We have made four higher closes for the S&P 500 over the last five weeks and along with that came record high levels.
You would think it would be time to celebrate, but no.
We had a much weaker than expected jobs report with only 22,000 new jobs added in August.
That sent analysts to spinning all sorts of opinions about stagflation and a series of necessary rate cuts.
For many the cuts need to be bigger and faster.
There has been a long-held belief that the rate has been at least 1% too high for a significant period of time.
I’m not sure a rate cut will actually juice the economy, but it will help servicing our enormous public debt.
For home builders, it is like the pot of gold at the end of the rainbow.
I’m concerned that we have priced housing out of the reach of
all, but the rich and lower-interest rates will not help that much.
Of interest last week was the report of surging EV sales.
Don’t be misled, buyers are not trying to save the planet, they are taking advantage of the expiring $75,00 tax break. While there is truth in that, the real motivator is the low-leasing cost.
A vast majority of those new sales were leases.
This summer, I actually looked into purchasing a Tesla, just due to the ridiculously low monthly lease cost.
I don’t really need another car but it did get my attention.
Other EV makers have matched Tesla and you can get a car for nearly $200 a month.
That makes sense to lease for a three-year lease with low mileage needs.
This is why it is important to look beyond the headlines to get the real story.
I would be remiss if not mentioning gold when talking about record highs. We have moved up to $3,600.
I gave up buying gold eagles years ago when they moved above $400. I have then in a safe deposit box and wish I had bought more, but not sure what I would do with them.
Probably going to my grandkids and they will just liquidate and spend to support the economy.
My little contribution to help this country along.
Not planning on exiting any time soon so their purchases may come for their children assuming we have families in the future.
One never knows and assuming is a quick way to find out you are wrong.
Given that September is not one of the greatest months for equities, we have plenty to build a “Wall of Worry”.

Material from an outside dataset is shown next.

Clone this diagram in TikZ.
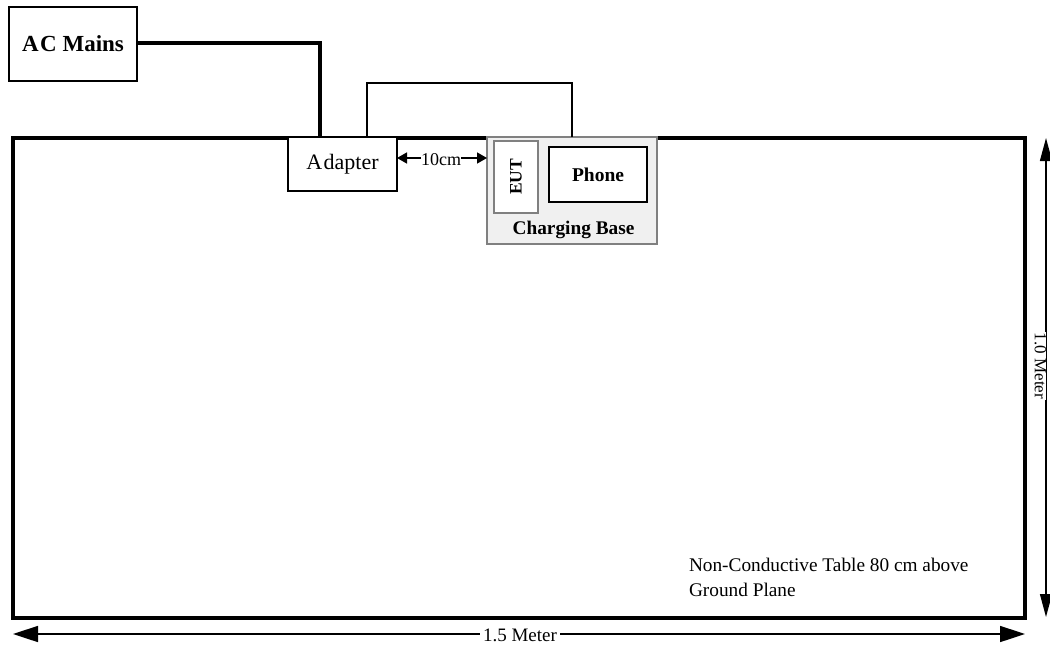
\documentclass[tikz,border=0pt]{standalone}
\usepackage{fontspec}
\setmainfont{Liberation Serif}
\usetikzlibrary{arrows.meta}
\definecolor{basefill}{RGB}{240,240,240}
\definecolor{baseedge}{RGB}{128,128,128}
\begin{document}
\begin{tikzpicture}[x=1pt,y=-1pt,
  box/.style={draw, fill=white, line width=1.3pt, inner sep=0pt, outer sep=0pt},
  graybox/.style={draw=baseedge, fill=basefill, line width=1.2pt, inner sep=0pt, outer sep=0pt},
  tablebox/.style={draw, line width=3.3pt, inner sep=0pt, outer sep=0pt},
  mainsline/.style={line width=3.2pt, line join=miter},
  cableline/.style={line width=2pt, line join=miter},
  bigdim/.style={line width=1.6pt, {Triangle[length=25pt,width=16pt]}-{Triangle[length=25pt,width=16pt]}},
  vdim/.style={line width=1.4pt, {Triangle[length=23pt,width=12pt]}-{Triangle[length=23pt,width=12pt]}},
  smalldim/.style={line width=1.4pt, {Triangle[length=10pt,width=11pt]}-{Triangle[length=10pt,width=11pt]}},
  txt/.style={inner sep=0pt, outer sep=0pt}
]
\useasboundingbox (0,0) rectangle (1050,646);

% table
\node[tablebox, minimum width=1012pt, minimum height=480pt] (table) at (519,378) {};

% AC Mains
\node[box, minimum width=128pt, minimum height=74pt] (acmains) at (73,44)
  {\fontsize{23}{27}\selectfont\bfseries\raisebox{-1.5pt}{A\kern1.5pt C Mains}};

% Adapter
\node[box, minimum width=109pt, minimum height=54pt] (adapter) at (342.5,164)
  {\fontsize{22}{26}\selectfont\raisebox{-3pt}{A\kern1.5pt dapter}};

% Charging base
\node[graybox, minimum width=170pt, minimum height=107pt] (base) at (572,190.5) {};
\node[draw=baseedge, fill=white, line width=1.2pt, inner sep=0pt, minimum width=44pt, minimum height=72pt] (eut) at (516,177)
  {\fontsize{17.5}{20}\selectfont\bfseries\rotatebox{90}{EUT}};
\node[box, line width=1.5pt, minimum width=98pt, minimum height=55pt] (phone) at (598,174.5)
  {\fontsize{19.5}{23}\selectfont\bfseries\raisebox{-2pt}{Phone}};
\node[txt, anchor=base] (baselabel) at (573.5,234) {\fontsize{19.3}{23}\selectfont\bfseries Charging Base};

% mains line
\coordinate (c0) at (320,43);
\draw[mainsline] (acmains.east |- c0) -- (c0) -- (adapter.north -| c0);

% cable adapter -> base
\coordinate (c1) at (367,83);
\coordinate (c2) at (571.5,83);
\draw[cableline] (adapter.north -| c1) -- (c1) -- (c2) -- (base.north -| c2);

% 10 cm
\coordinate (m) at (441,158);
\draw[smalldim] (adapter.east |- m) -- (base.west |- m);
\node[txt, fill=white, anchor=base] (tencm) at (441,165) {\fontsize{18}{22}\selectfont 10cm};

% note
\node[txt, anchor=base west] (note1) at (689,571) {\fontsize{19.3}{23}\selectfont Non-Conductive Table 80 cm above};
\node[txt, anchor=base west] (note2) at (689,596) {\fontsize{19.3}{23}\selectfont Ground Plane};

% horizontal dimension
\coordinate (hl) at (13,634);
\coordinate (hr) at (1025,634);
\draw[bigdim] (hl) -- (hr);
\node[fill=white, inner xsep=3pt, inner ysep=1pt, anchor=base] (hlabel) at (520,641) {\fontsize{19}{23}\selectfont 1.5 Meter};

% vertical dimension
\coordinate (vt) at (1046,138);
\coordinate (vb) at (1046,617);
\draw[vdim] (vt) -- (vb);
\node[fill=white, inner xsep=0pt, inner ysep=1pt] (vlabel) at (1040.5,366) {\fontsize{17}{20}\selectfont\rotatebox{-90}{1.0 Meter}};
\end{tikzpicture}
\end{document}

You have the growing alliance of China, Russia North Korea and Iran.
We now see India working with Russia for oil.
Russia is discounting the price of crude by $7 to make the sale. Not sure the US has any leverage to stop this transaction.
With the legal challenges to tariffs now forced on the court system, there is the possibility of having to refund all that was collected.
If that happens, there will be little or nothing to reduce the debt.
Let’s say you don’t have to look far to find something to worry about.
It would not take much to put this market in reverse but I would be sincerely surprised if it happens.
We probably need a bit of a correction, but dip buyers have come out of the wood works each and every time to bring the market back bigger and better.
At this point, outside of my trading account, I am just an observer.
I will admit to trimming some positions.
They are not loses, but if you aren’t running with the big dogs then stay on the porch, as one of my good friends is want to say.
In essence, if you are not keeping up you get cut.
Sort of an analogy for this time of the year.